The Indiana Supreme Court handed down a 240-day suspension without automatic reinstatement for Andrew D. Thomas after finding he engaged in attorney misconduct. He was charged with multiple rule violations, but the hearing officer did not find Thomas violated Counts 2 through 6 of the complaint filed by the Disciplinary Commission. The counts alleged are: mismanagement of Thomas’ trust account (counts 1 and 2); Thomas’ failure to list his attorney trust account in his bankruptcy disclosures (Count 3); payments of his personal expenses from the trust account (counts 4 and 6); using client funds deposited into his operating account to purchase credit reports (Count 5); and failure to file an answer in representing a client sued by a bank (Count 8).

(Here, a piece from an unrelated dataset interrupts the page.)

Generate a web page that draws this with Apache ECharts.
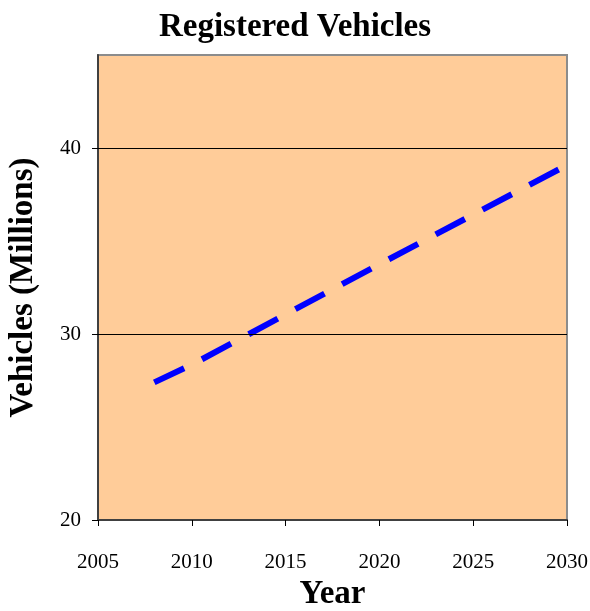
<!DOCTYPE html>
<html>
<head>
<meta charset="utf-8">
<script src="https://cdn.jsdelivr.net/npm/echarts@6/dist/echarts.min.js"></script>
<style>
  html, body { margin: 0; padding: 0; background: #ffffff; }
  #chart { width: 590px; height: 611px; }
</style>
</head>
<body>
<div id="chart"></div>
<script>
// Projected registered vehicles (millions) by year
const years = [2008, 2010, 2015, 2020, 2025, 2030];
const vehicles = [27.4, 28.35, 31.05, 33.75, 36.42, 39.08];
const yTicks = [20, 30, 40];
const gridValues = [30, 40];

const serif = '"Liberation Serif", "Times New Roman", serif';

const chart = echarts.init(document.getElementById('chart'), null, { renderer: 'canvas' });

chart.setOption({
  animation: false,
  backgroundColor: '#ffffff',
  title: {
    text: 'Registered Vehicles',
    left: 'center',
    top: 6,
    textStyle: { fontFamily: serif, fontWeight: 'bold', fontSize: 33, color: '#000' }
  },
  grid: {
    left: 98, right: 23, top: 55, bottom: 91,
    containLabel: false,
    outerBoundsMode: 'none',
    show: true,
    backgroundColor: '#FFCC99',
    borderColor: '#8c8c8c',
    borderWidth: 2
  },
  xAxis: {
    type: 'value',
    min: 2005, max: 2030, interval: 5,
    name: 'Year',
    nameLocation: 'middle',
    nameGap: 58,
    nameTextStyle: { fontFamily: serif, fontWeight: 'bold', fontSize: 33, color: '#000' },
    axisLine: { show: true, lineStyle: { color: '#404040', width: 2 } },
    axisTick: { show: true, inside: false, length: 6, lineStyle: { color: '#000', width: 1 } },
    axisLabel: { margin: 32, fontFamily: serif, fontSize: 21, color: '#000', formatter: v => String(v) },
    splitLine: { show: false }
  },
  yAxis: {
    type: 'value',
    min: 20, max: 45, interval: 10,
    name: 'Vehicles (Millions)',
    nameLocation: 'middle',
    nameGap: 58,
    nameTextStyle: { fontFamily: serif, fontWeight: 'bold', fontSize: 33, color: '#000' },
    axisLine: { show: true, lineStyle: { color: '#404040', width: 2 } },
    axisTick: { show: true, inside: false, length: 6, customValues: yTicks, lineStyle: { color: '#000', width: 1 } },
    axisLabel: {
      margin: 17, fontFamily: serif, fontSize: 21, color: '#000',
      customValues: yTicks,
      formatter: v => (yTicks.indexOf(v) >= 0 ? String(v) : '')
    },
    splitLine: { show: false }
  },
  series: [
    {
      // horizontal gridlines
      type: 'line',
      data: [],
      z: 1,
      silent: true,
      markLine: {
        silent: true,
        symbol: 'none',
        label: { show: false },
        lineStyle: { color: '#000', width: 1, type: 'solid' },
        data: gridValues.map(v => ({ yAxis: v }))
      }
    },
    {
      name: 'Vehicles',
      type: 'line',
      z: 3,
      data: years.map((y, i) => [y, vehicles[i]]),
      showSymbol: false,
      symbol: 'none',
      lineStyle: { color: '#0000FF', width: 6, type: [33, 20], cap: 'butt' }
    }
  ]
});
</script>
</body>
</html>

Count 7 was withdrawn by the commission at the beginning of the hearing.
The Disciplinary Commission asked the Supreme Court to review the hearing officer’s adverse findings and conclusions on Counts 2 through 6 as well as several mitigating factors found by the hearing officer.

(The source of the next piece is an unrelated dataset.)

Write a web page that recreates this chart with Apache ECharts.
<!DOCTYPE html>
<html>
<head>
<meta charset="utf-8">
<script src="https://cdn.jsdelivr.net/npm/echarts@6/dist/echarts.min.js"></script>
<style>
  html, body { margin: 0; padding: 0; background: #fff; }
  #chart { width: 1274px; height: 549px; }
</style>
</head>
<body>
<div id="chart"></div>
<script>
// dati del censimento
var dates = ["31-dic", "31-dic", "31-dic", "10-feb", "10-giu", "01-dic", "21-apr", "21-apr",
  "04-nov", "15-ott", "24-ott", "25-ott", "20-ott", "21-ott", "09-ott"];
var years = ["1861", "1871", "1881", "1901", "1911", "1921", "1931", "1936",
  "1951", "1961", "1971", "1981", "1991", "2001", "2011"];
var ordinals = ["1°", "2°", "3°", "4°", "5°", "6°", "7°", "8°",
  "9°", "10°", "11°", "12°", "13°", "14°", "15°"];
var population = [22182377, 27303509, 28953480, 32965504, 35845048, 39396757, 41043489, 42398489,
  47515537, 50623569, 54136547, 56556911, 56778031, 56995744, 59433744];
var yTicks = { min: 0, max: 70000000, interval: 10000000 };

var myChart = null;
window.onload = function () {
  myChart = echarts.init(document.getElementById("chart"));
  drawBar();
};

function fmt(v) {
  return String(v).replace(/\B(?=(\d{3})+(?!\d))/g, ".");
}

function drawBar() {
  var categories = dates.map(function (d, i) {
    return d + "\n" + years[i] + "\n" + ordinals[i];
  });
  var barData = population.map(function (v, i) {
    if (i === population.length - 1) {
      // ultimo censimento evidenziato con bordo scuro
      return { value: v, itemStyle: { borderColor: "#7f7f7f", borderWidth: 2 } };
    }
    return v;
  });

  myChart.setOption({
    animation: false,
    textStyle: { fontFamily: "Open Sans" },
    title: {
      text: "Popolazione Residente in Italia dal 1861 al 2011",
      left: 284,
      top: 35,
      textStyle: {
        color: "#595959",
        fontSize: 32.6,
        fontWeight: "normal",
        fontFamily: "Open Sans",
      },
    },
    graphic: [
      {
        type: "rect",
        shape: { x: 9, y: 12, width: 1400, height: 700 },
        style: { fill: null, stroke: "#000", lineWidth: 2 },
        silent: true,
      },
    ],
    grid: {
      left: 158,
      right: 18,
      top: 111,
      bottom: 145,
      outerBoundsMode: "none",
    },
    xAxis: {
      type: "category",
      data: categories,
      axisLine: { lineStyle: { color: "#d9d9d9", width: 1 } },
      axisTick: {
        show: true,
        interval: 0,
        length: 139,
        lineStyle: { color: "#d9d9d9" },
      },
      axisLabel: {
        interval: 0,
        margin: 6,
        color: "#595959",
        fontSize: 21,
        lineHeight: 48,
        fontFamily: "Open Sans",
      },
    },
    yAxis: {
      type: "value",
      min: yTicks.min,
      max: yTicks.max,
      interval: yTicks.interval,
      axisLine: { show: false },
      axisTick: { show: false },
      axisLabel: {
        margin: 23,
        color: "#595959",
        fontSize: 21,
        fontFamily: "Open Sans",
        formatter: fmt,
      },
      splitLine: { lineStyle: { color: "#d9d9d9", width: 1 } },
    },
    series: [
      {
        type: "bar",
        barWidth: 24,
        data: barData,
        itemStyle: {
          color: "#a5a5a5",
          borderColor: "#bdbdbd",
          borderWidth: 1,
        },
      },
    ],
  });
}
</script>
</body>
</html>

In the per curiam decision in In the Matter of: Andrew D. Thomas, 82S00-1305-DI-386, the justices noted that Thomas expressly stipulated in advance of the hearing that he committed conversion, and in doing so, violated Professional Conduct Rules 8.4(a) and 8.4(b). Thomas is bound by these stipulations, and the hearing officer erred by not giving them effect, the opinion notes.

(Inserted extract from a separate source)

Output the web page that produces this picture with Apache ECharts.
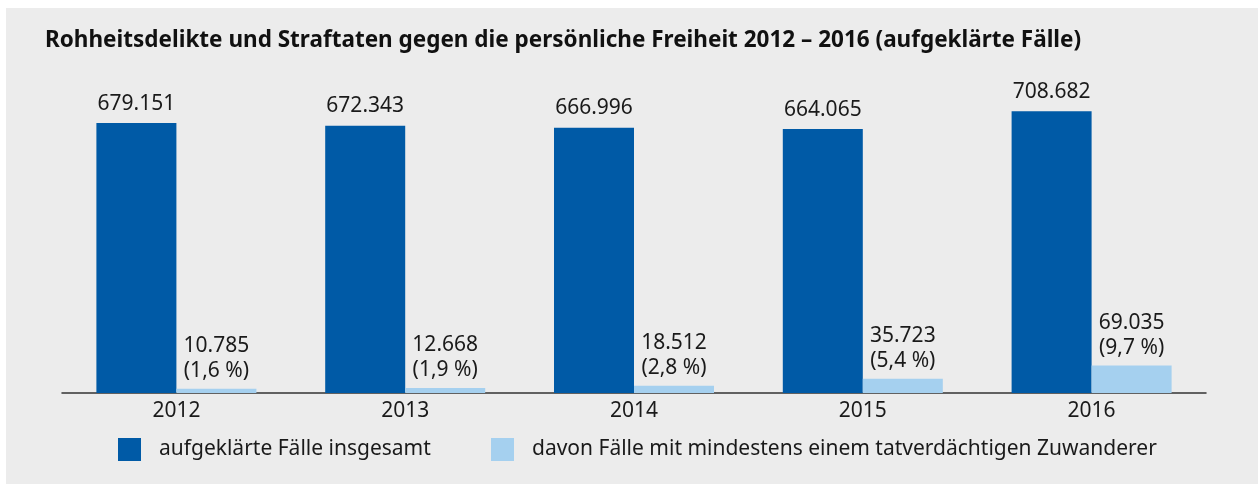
<!DOCTYPE html>
<html>
<head>
<meta charset="utf-8">
<script src="https://cdn.jsdelivr.net/npm/echarts@6/dist/echarts.min.js"></script>
<style>
html,body{margin:0;padding:0;background:#ffffff;}
#chart{width:1258px;height:484px;}
</style>
</head>
<body>
<div id="chart"></div>
<script>
var categories = ['2012', '2013', '2014', '2015', '2016'];
var totalCases = [679151, 672343, 666996, 664065, 708682];
var migrantCases = [10785, 12668, 18512, 35723, 69035];
var migrantShare = ['1,6', '1,9', '2,8', '5,4', '9,7'];
var seriesNames = ['aufgeklärte Fälle insgesamt', 'davon Fälle mit mindestens einem tatverdächtigen Zuwanderer'];
var titleText = 'Rohheitsdelikte und Straftaten gegen die persönliche Freiheit 2012 – 2016 (aufgeklärte Fälle)';

function fmt(n) {
  return String(n).replace(/\B(?=(\d{3})+(?!\d))/g, '.');
}

var FONT = '"Noto Sans", sans-serif';
var DARK = '#005AA6';
var LIGHT = '#A5D0EF';
var TXT = '#1a1a1a';
var FS = 21;

var chart = echarts.init(document.getElementById('chart'), null, {renderer: 'canvas'});
chart.setOption({
  backgroundColor: '#ffffff',
  animation: false,
  textStyle: {fontFamily: FONT},
  graphic: [{
    type: 'rect', z: -100, silent: true,
    shape: {x: 6, y: 8, width: 1252, height: 476},
    style: {fill: '#ECECEC'}
  }],
  title: {
    text: titleText,
    left: 40, top: 24,
    textStyle: {fontFamily: FONT, fontSize: 22.5, fontWeight: 'bold', color: '#111'}
  },
  legend: [{
    data: [seriesNames[0]],
    left: 118, top: 438, padding: 0,
    itemWidth: 23, itemHeight: 23,
    icon: 'rect',
    textStyle: {fontFamily: FONT, fontSize: FS, color: TXT, padding: [3, 0, 0, 13]}
  }, {
    data: [seriesNames[1]],
    left: 491, top: 438, padding: 0,
    itemWidth: 23, itemHeight: 23,
    icon: 'rect',
    textStyle: {fontFamily: FONT, fontSize: FS, color: TXT, padding: [3, 0, 0, 13]}
  }],
  grid: {left: 62, right: 52, top: 75, bottom: 91, containLabel: false},
  xAxis: {
    type: 'category',
    data: categories,
    axisLine: {show: true, lineStyle: {color: '#333', width: 1.5}},
    axisTick: {show: false},
    axisLabel: {fontFamily: FONT, fontSize: FS, color: TXT, margin: 8}
  },
  yAxis: {
    type: 'value', min: 0, max: 800000,
    show: false, splitLine: {show: false}
  },
  series: [{
    name: seriesNames[0],
    type: 'bar',
    data: totalCases,
    barWidth: 80,
    barGap: '0%',
    itemStyle: {color: DARK},
    label: {
      show: true, position: 'top', distance: 9,
      fontFamily: FONT, fontSize: FS, color: TXT,
      formatter: function (p) { return fmt(p.value); }
    }
  }, {
    name: seriesNames[1],
    type: 'bar',
    data: migrantCases,
    barWidth: 80,
    barGap: '0%',
    itemStyle: {color: LIGHT},
    label: {
      show: true, position: 'top', distance: 5,
      fontFamily: FONT, fontSize: FS, color: TXT, lineHeight: 25, align: 'center',
      formatter: function (p) { return fmt(p.value) + '\n(' + migrantShare[p.dataIndex] + ' %)'; }
    }
  }]
});
</script>
</body>
</html>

The justices also found that Thomas violated his duty of candor toward a tribunal under Professional Conduct Rule 3.3(a)(1) by failing to list his attorney trust account in his bankruptcy schedules and SOFA. While in most instances, an attorney’s trust account will not vest in the bankruptcy estate because it contains property of other people, Thomas’ account at the time was in such shambles that he could not adequately identify whose money was in the account.
Thomas violated Professional Conduct Rule 1.15(a) and Admission and Discipline Rule 23(29)(a)(4) by improperly commingling client funds with his own when purchasing credit reports. Money he received from clients should have been deposited into his trust account and withdrawn only as expenses incurred instead of depositing these advanced fees into his operating account, the justices ruled.
The hearing officer recommended Thomas receive 90 days suspended without automatic reinstatement; the Disciplinary Commission wanted at least three years, without automatic reinstatement. The justices’ discipline met somewhere in the middle, suspending Thomas for 240 days without automatic reinstatement beginning June 23.